I gave the book two stars because it does serve to stire up the conversation about great books, thus does make a valuable contribution in that light. It does little else.

Rating: 5 stars
Summary: a feast of philosophy
Review: The rest of the reviews that will engulf this review pose that the western canon is "gospel". It is not gospel, but a man's opinion. I just happen to think it is an opinion of erudition. For a beginner that welcomes a challenge, this book is the ignition needed to start the conquest of literature. For the learned, this book might be too concise or superfluous, but it still opens the mind. This book provokes some kind of response. The only reason this book would be offensive( the fact that I said the word offensive is an invition to read it)is if the reader thinks that Bloom is displaying too much audacity by drawing a clear-cut line, of the best, from the OK.

Rating: 5 stars
Summary: Part celebration, part anguish, and all passion.
Review: This book is about spending a lifetime reading books that matter. Written more than five years before last year's HOW TO READ AND WHY (2000), in this book Harold Bloom addresses the question: "What should the individual who still desires to read attempt to read, this late in history?" (p. 15). When university English Departments are no longer focused on reading the Canon, I realize now that I was fortunate to take classes taught by English professors who, like Bloom, inspired an "authentic passion for reading" the classics. In our Theocratic Age of computers, "MTV Rap," an "Virtual Realty," Bloom encourages us to "confront greatness" in our reading. "Confronting greatness as we read is an intimate and expensive process," he writes, "and has never been much in critical vogue. Now, more than ever, it is out of fashion, when the quest for freedom and solitude is being condemned as politically incorrect, selfish and not appropriate in our . . . society" (p. 489).

I'm neither interested in nor qualified to engage in the debate of whether Bloom's literary opinions are right or wrong.
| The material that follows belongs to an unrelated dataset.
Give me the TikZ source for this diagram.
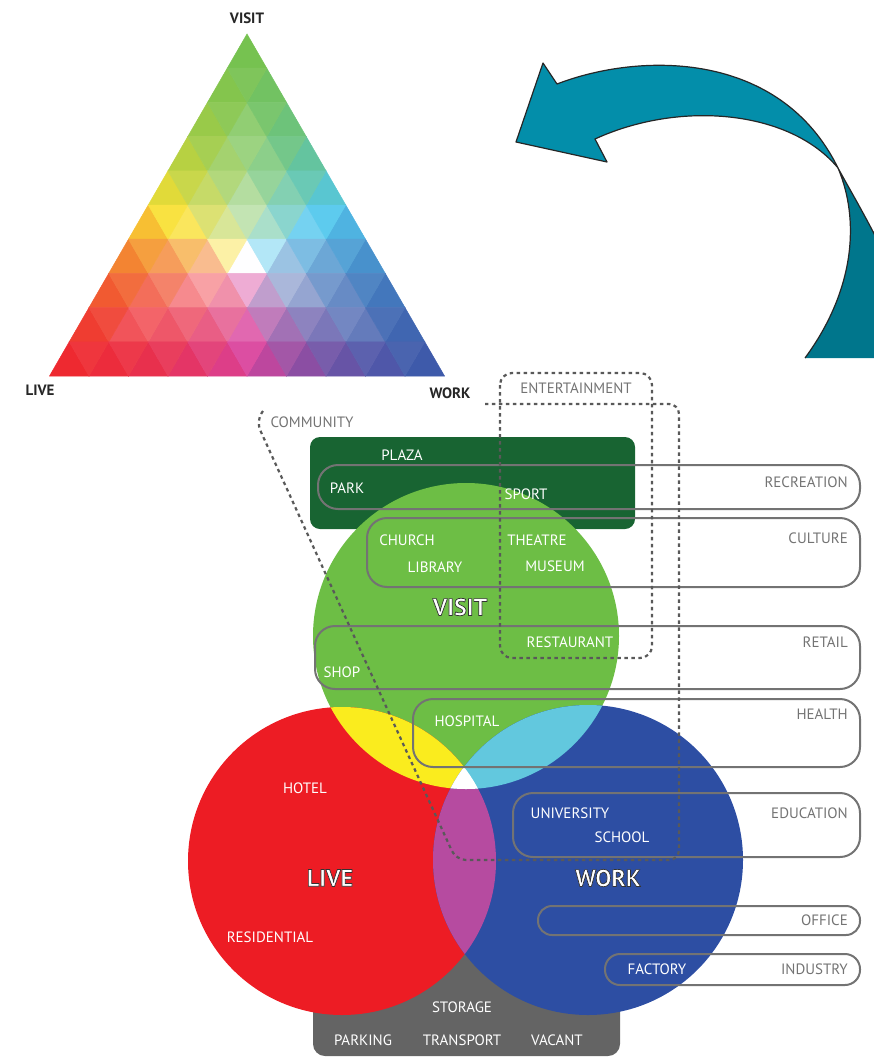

As in HOW TO READ AND WHY, Bloom's central argument here may be summed up in Samuel Johnson's observation: "the irregular combinations of fanciful invention may delight a-while, but that novelty of which the common satiety of life sends us all in a quest; but the pleasures of sudden wonder are soon exhausted, and the mind can only repose on the stability of truth" (p. 189). Bloom believes there is a "qualitative difference between . . . Shakespeare and every other writer, even Chaucer, even Tolstoy, or whoever" (p. 24).

Bloom surveys twenty-six "representatives of the entire Western Canon" (p. 10) in his book including, among others, Shakespeare ("Shakespeare is the Canon," he writes, p. 47), Dante, Chaucer, Milton and Goethe ("his wisdom abides, it seems to come from some solar system other than our own," p. 191) of The Aristocratic Age (Part II); Wordsworth, Austen, Whitman ("the American shaman," p. 256, and "Center of the American Canon," p. 247), Dickinson, Dickens and Tolstoy of The Democratic Age (Part III); and Proust, Joyce, Woolf, Kafka, Borges, Neruda, and Beckett of The Chaotic Age (Part IV). Although other readers may be troubled by Bloom's view that there are "qualitative differences" among these and other writers, few would take issue with the trusted, lifetime reading plan he offers in this passionate guide to the classics.

So why read the Western Canon? "All that the Western Canon can bring one is the proper use of one's solitude," Bloom tells us, "that solitude whose final form is one's confrontation with one's own mortality" (p. 28).